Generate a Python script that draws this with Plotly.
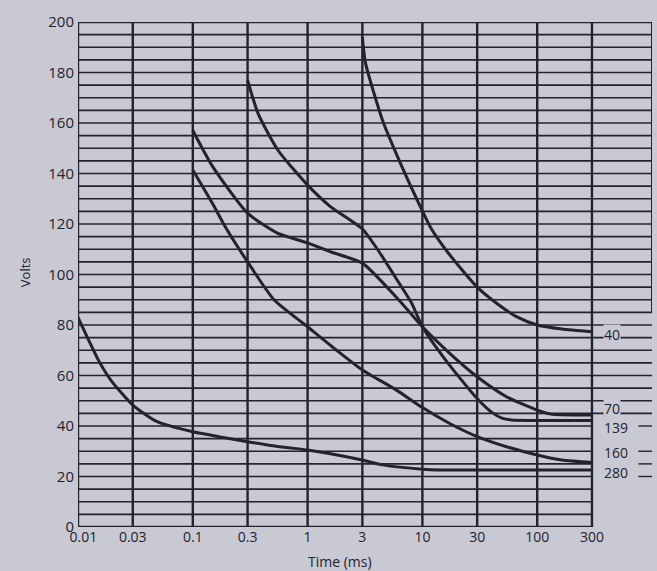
import math
import plotly.graph_objects as go

# Decay curves: time (ms) vs voltage, one series per labelled curve
t_40 = [3, 3.2, 4.5, 6.3, 8.9, 12, 16.8, 30, 44, 66, 100, 164, 300]
v_40 = [194, 183.6, 161, 145, 130, 118, 108.5, 95, 88.7, 83.3, 80, 78.4, 77.3]

t_70 = [0.1, 0.149, 0.3, 0.546, 1, 1.58, 3, 6.2, 10, 17.1, 30, 54, 100, 136, 300]
v_70 = [157, 142.7, 124.3, 116.4, 112.5, 109, 104.5, 90, 79.3, 69, 59.5, 51.6, 46.3, 44.6, 44.4]

t_139 = [0.3, 0.37, 0.55, 1, 1.58, 3, 4.1, 5.8, 8.05, 10, 16, 29, 40, 50, 60, 300]
v_139 = [177, 163.8, 149.3, 135.4, 126.9, 118, 109.7, 99, 88.7, 79.3, 66, 51.6, 45.5, 43, 42.4, 42.2]

t_160 = [0.1, 0.149, 0.194, 0.3, 0.51, 1, 1.79, 3, 5.9, 10, 17.3, 30, 54, 100, 164, 300]
v_160 = [141.4, 128, 118.5, 105, 90, 79.3, 70, 62.2, 54.3, 47.3, 41, 35.8, 31.8, 28.5, 26.5, 25.5]

t_280 = [0.01, 0.0151, 0.0193, 0.03, 0.049, 0.1, 0.168, 0.3, 0.57, 1, 1.5, 3, 4.5, 10, 14.7, 300]
v_280 = [83, 66, 58.2, 48.3, 41.7, 37.7, 35.8, 33.8, 31.8, 30.5, 29.2, 26.5, 24.6, 22.9, 22.6, 22.6]

curve_names = ["40", "70", "139", "160", "280"]
curve_label_v = [76.4, 47.0, 39.3, 29.6, 21.6]

x_ticks = [0.01, 0.03, 0.1, 0.3, 1, 3, 10, 30, 100, 300]
x_tick_text = ["   0.01", "0.03", "0.1", "0.3", "1", "3", "10", "30", "100", "300"]
y_ticks = list(range(0, 201, 20))

BG = "#c9c9d4"
INK = "#23232e"
FONT = "Open Sans"

series = [(t_40, v_40), (t_70, v_70), (t_139, v_139), (t_160, v_160), (t_280, v_280)]

fig = go.Figure()
for name, (t, v) in zip(curve_names, series):
    fig.add_trace(go.Scatter(
        x=t, y=v, mode="lines", name=name, showlegend=False,
        line=dict(color=INK, width=3, shape="spline", smoothing=0.6),
        hoverinfo="skip",
    ))

shapes = []
# vertical rulings at each time tick
for xv in x_ticks:
    shapes.append(dict(type="line", xref="x", yref="y", x0=xv, x1=xv, y0=0, y1=200,
                       layer="below", line=dict(color=INK, width=2.4)))
# right border of the upper grid (1000 ms)
shapes.append(dict(type="line", xref="x", yref="y", x0=1000, x1=1000, y0=85, y1=200,
                   layer="below", line=dict(color=INK, width=2)))
# horizontal rulings every 5 V
for v in range(0, 201, 5):
    x_end = 1000 if v >= 45 else 300
    w = 2.4 if v in (0, 200) else 1.6
    shapes.append(dict(type="line", xref="x", yref="y", x0=0.01, x1=x_end, y0=v, y1=v,
                       layer="below", line=dict(color=INK, width=w)))
# stubs of the rulings at the far right of the label panel
for v in (40, 30, 25, 20):
    shapes.append(dict(type="line", xref="x", yref="y", x0=760, x1=1000, y0=v, y1=v,
                       layer="below", line=dict(color=INK, width=1.4)))

annotations = []
for name, v in zip(curve_names, curve_label_v):
    annotations.append(dict(x=math.log10(300), y=v, xref="x", yref="y", text=name, showarrow=False,
                            xanchor="left", yanchor="middle", xshift=11,
                            font=dict(family=FONT, size=14, color=INK),
                            bgcolor=BG, borderpad=0))
annotations.append(dict(x=-0.092, y=0.505, xref="paper", yref="paper", text="Volts", textangle=-90,
                        xanchor="center", yanchor="middle",
                        showarrow=False, font=dict(family=FONT, size=13, color=INK)))
annotations.append(dict(x=0.456, y=-0.069, xref="paper", yref="paper", text="Time (ms)",
                        xanchor="center", yanchor="middle",
                        showarrow=False, font=dict(family=FONT, size=14, color=INK)))

fig.update_layout(
    width=657, height=571,
    margin=dict(l=78, r=5, t=22, b=44),
    paper_bgcolor=BG, plot_bgcolor=BG,
    shapes=shapes, annotations=annotations,
    xaxis=dict(type="log", range=[-2, 3], tickvals=x_ticks, ticktext=x_tick_text,
               showgrid=False, zeroline=False, showline=False, ticks="",
               tickfont=dict(family=FONT, size=14, color=INK)),
    yaxis=dict(range=[0, 200], tickvals=y_ticks, showgrid=False, zeroline=False,
               showline=False, ticks="", ticklabelstandoff=3,
               tickfont=dict(family=FONT, size=15, color=INK)),
)

fig.write_html("out.html")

· · ·

**Exercise task**
Could the lines from the top of the material through the line with "22.9, 22.6, 22.6]" be repeated exactly, pictures left out?

**Solution to this problem**
Generate a Python script that draws this with Plotly.
import math
import plotly.graph_objects as go

# Decay curves: time (ms) vs voltage, one series per labelled curve
t_40 = [3, 3.2, 4.5, 6.3, 8.9, 12, 16.8, 30, 44, 66, 100, 164, 300]
v_40 = [194, 183.6, 161, 145, 130, 118, 108.5, 95, 88.7, 83.3, 80, 78.4, 77.3]

t_70 = [0.1, 0.149, 0.3, 0.546, 1, 1.58, 3, 6.2, 10, 17.1, 30, 54, 100, 136, 300]
v_70 = [157, 142.7, 124.3, 116.4, 112.5, 109, 104.5, 90, 79.3, 69, 59.5, 51.6, 46.3, 44.6, 44.4]

t_139 = [0.3, 0.37, 0.55, 1, 1.58, 3, 4.1, 5.8, 8.05, 10, 16, 29, 40, 50, 60, 300]
v_139 = [177, 163.8, 149.3, 135.4, 126.9, 118, 109.7, 99, 88.7, 79.3, 66, 51.6, 45.5, 43, 42.4, 42.2]

t_160 = [0.1, 0.149, 0.194, 0.3, 0.51, 1, 1.79, 3, 5.9, 10, 17.3, 30, 54, 100, 164, 300]
v_160 = [141.4, 128, 118.5, 105, 90, 79.3, 70, 62.2, 54.3, 47.3, 41, 35.8, 31.8, 28.5, 26.5, 25.5]

t_280 = [0.01, 0.0151, 0.0193, 0.03, 0.049, 0.1, 0.168, 0.3, 0.57, 1, 1.5, 3, 4.5, 10, 14.7, 300]
v_280 = [83, 66, 58.2, 48.3, 41.7, 37.7, 35.8, 33.8, 31.8, 30.5, 29.2, 26.5, 24.6, 22.9, 22.6, 22.6]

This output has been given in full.